Given problem: Quote each line of the material verbatim, without the pictures.

Data provided:
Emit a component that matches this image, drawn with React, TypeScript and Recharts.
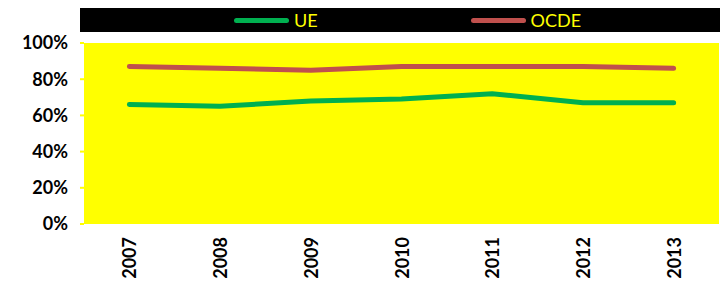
import { CartesianGrid, Legend, Line, LineChart, XAxis, YAxis } from "recharts";

const years = ["2007", "2008", "2009", "2010", "2011", "2012", "2013"];
const ueValues = [66, 65, 68, 69, 72, 67, 67];
const ocdeValues = [87, 86, 85, 87, 87, 87, 86];
const yTicks = [0, 20, 40, 60, 80, 100];
const yearTicks = [0, 1, 2, 3, 4, 5, 6];
const boundaryTicks = [-0.5, 0.5, 1.5, 2.5, 3.5, 4.5, 5.5, 6.5];
const seriesOrder = ["UE", "OCDE"];

const UE_COLOR = "#00B050";
const OCDE_COLOR = "#C0504D";
const YELLOW = "#FFFF00";
const FONT = "Lato, 'Open Sans', sans-serif";

const data = years.map((year, i) => ({
	year,
	idx: i,
	UE: ueValues[i],
	OCDE: ocdeValues[i]
}));

function YearTick({ x, y, payload }: { x: number; y: number; payload: { value: number } }) {
	return (
		<text
			x={x}
			y={y}
			transform={`rotate(-90, ${x}, ${y})`}
			textAnchor="end"
			dominantBaseline="central"
			fontFamily={FONT}
			fontWeight={700}
			fontSize={18}
			fill="#000"
		>
			{years[payload.value]}
		</text>
	);
}

function BlackLegend({ payload }: { payload?: { value: string; color: string }[] }) {
	const items = [...(payload ?? [])].sort((a, b) => seriesOrder.indexOf(a.value) - seriesOrder.indexOf(b.value));
	return (
		<div
			style={{
				background: "#000",
				height: 24,
				display: "flex",
				alignItems: "center",
				justifyContent: "center",
				gap: 153,
				paddingLeft: 15,
				boxSizing: "border-box",
				fontFamily: FONT,
				fontSize: 18,
				color: YELLOW
			}}
		>
			{items.map((item) => (
				<div key={item.value} style={{ display: "flex", alignItems: "center", gap: 5 }}>
					<span style={{ width: 55, height: 5, borderRadius: 3, background: item.color, display: "inline-block" }} />
					<span>{item.value}</span>
				</div>
			))}
		</div>
	);
}

export default function App() {
	return (
		<div style={{ position: "absolute", left: 0, top: 0, background: "#fff" }}>
			<LineChart width={720} height={283} data={data} margin={{ top: 19, right: 1, left: 0, bottom: 0 }}>
				<CartesianGrid xAxisId="labels" fill={YELLOW} horizontal={false} vertical={false} />
				<XAxis
					xAxisId="bounds"
					type="number"
					dataKey="idx"
					domain={[-0.5, 6.5]}
					ticks={boundaryTicks}
					tick={false}
					height={0}
					tickSize={5}
					axisLine={false}
					tickLine={{ stroke: YELLOW, strokeWidth: 2 }}
				/>
				<XAxis
					xAxisId="labels"
					type="number"
					dataKey="idx"
					domain={[-0.5, 6.5]}
					ticks={yearTicks}
					interval={0}
					height={59}
					axisLine={false}
					tickLine={false}
					tickSize={0}
					tickMargin={13}
					tick={YearTick}
				/>
				<YAxis
					width={84}
					domain={[0, 100]}
					ticks={yTicks}
					tickFormatter={(v) => `${v}%`}
					axisLine={false}
					tickSize={4}
					tickMargin={12}
					tickLine={{ stroke: YELLOW, strokeWidth: 2 }}
					tick={{ fill: "#000", fontFamily: FONT, fontWeight: 700, fontSize: 18 }}
				/>
				<Legend
					verticalAlign="top"
					content={<BlackLegend />}
					wrapperStyle={{ top: 8, left: 80, width: 640, height: 24 }}
				/>
				<Line
					xAxisId="labels"
					type="linear"
					dataKey="UE"
					stroke={UE_COLOR}
					strokeWidth={5}
					strokeLinecap="round"
					dot={false}
					isAnimationActive={false}
				/>
				<Line
					xAxisId="labels"
					type="linear"
					dataKey="OCDE"
					stroke={OCDE_COLOR}
					strokeWidth={5}
					strokeLinecap="round"
					dot={false}
					isAnimationActive={false}
				/>
			</LineChart>
		</div>
	);
}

Written solution:
Emit a component that matches this image, drawn with React, TypeScript and Recharts.
import { CartesianGrid, Legend, Line, LineChart, XAxis, YAxis } from "recharts";

const years = ["2007", "2008", "2009", "2010", "2011", "2012", "2013"];
const ueValues = [66, 65, 68, 69, 72, 67, 67];
const ocdeValues = [87, 86, 85, 87, 87, 87, 86];
const yTicks = [0, 20, 40, 60, 80, 100];
const yearTicks = [0, 1, 2, 3, 4, 5, 6];
const boundaryTicks = [-0.5, 0.5, 1.5, 2.5, 3.5, 4.5, 5.5, 6.5];
const seriesOrder = ["UE", "OCDE"];

const UE_COLOR = "#00B050";
const OCDE_COLOR = "#C0504D";
const YELLOW = "#FFFF00";
const FONT = "Lato, 'Open Sans', sans-serif";

const data = years.map((year, i) => ({
	year,
	idx: i,
	UE: ueValues[i],
	OCDE: ocdeValues[i]
}));

function YearTick({ x, y, payload }: { x: number; y: number; payload: { value: number } }) {
	return (
		<text
			x={x}
			y={y}
			transform={`rotate(-90, ${x}, ${y})`}
			textAnchor="end"
			dominantBaseline="central"
			fontFamily={FONT}
			fontWeight={700}
			fontSize={18}
			fill="#000"
		>
			{years[payload.value]}
		</text>
	);
}

function BlackLegend({ payload }: { payload?: { value: string; color: string }[] }) {
	const items = [...(payload ?? [])].sort((a, b) => seriesOrder.indexOf(a.value) - seriesOrder.indexOf(b.value));
	return (
		<div
			style={{
				background: "#000",
				height: 24,
				display: "flex",
				alignItems: "center",
				justifyContent: "center",
				gap: 153,
				paddingLeft: 15,
				boxSizing: "border-box",
				fontFamily: FONT,
				fontSize: 18,
				color: YELLOW
			}}
		>
			{items.map((item) => (
				<div key={item.value} style={{ display: "flex", alignItems: "center", gap: 5 }}>
					<span style={{ width: 55, height: 5, borderRadius: 3, background: item.color, display: "inline-block" }} />
					<span>{item.value}</span>
				</div>
			))}
		</div>
	);
}

export default function App() {
	return (
		<div style={{ position: "absolute", left: 0, top: 0, background: "#fff" }}>
			<LineChart width={720} height={283} data={data} margin={{ top: 19, right: 1, left: 0, bottom: 0 }}>
				<CartesianGrid xAxisId="labels" fill={YELLOW} horizontal={false} vertical={false} />
				<XAxis
					xAxisId="bounds"
					type="number"
					dataKey="idx"
					domain={[-0.5, 6.5]}
					ticks={boundaryTicks}
					tick={false}
					height={0}
					tickSize={5}
					axisLine={false}
					tickLine={{ stroke: YELLOW, strokeWidth: 2 }}
				/>
				<XAxis
					xAxisId="labels"
					type="number"
					dataKey="idx"
					domain={[-0.5, 6.5]}
					ticks={yearTicks}
					interval={0}
					height={59}
					axisLine={false}
					tickLine={false}
					tickSize={0}
					tickMargin={13}
					tick={YearTick}
				/>
				<YAxis
					width={84}
					domain={[0, 100]}
					ticks={yTicks}
					tickFormatter={(v) => `${v}%`}
					axisLine={false}
					tickSize={4}
					tickMargin={12}
					tickLine={{ stroke: YELLOW, strokeWidth: 2 }}
					tick={{ fill: "#000", fontFamily: FONT, fontWeight: 700, fontSize: 18 }}
				/>
				<Legend
					verticalAlign="top"
					content={<BlackLegend />}
					wrapperStyle={{ top: 8, left: 80, width: 640, height: 24 }}
				/>
				<Line
					xAxisId="labels"
					type="linear"
					dataKey="UE"
					stroke={UE_COLOR}
					strokeWidth={5}
					strokeLinecap="round"
					dot={false}
					isAnimationActive={false}
				/>
				<Line
					xAxisId="labels"
					type="linear"
					dataKey="OCDE"
					stroke={OCDE_COLOR}
					strokeWidth={5}
					strokeLinecap="round"
					dot={false}
					isAnimationActive={false}
				/>
			</LineChart>
		</div>
	);
}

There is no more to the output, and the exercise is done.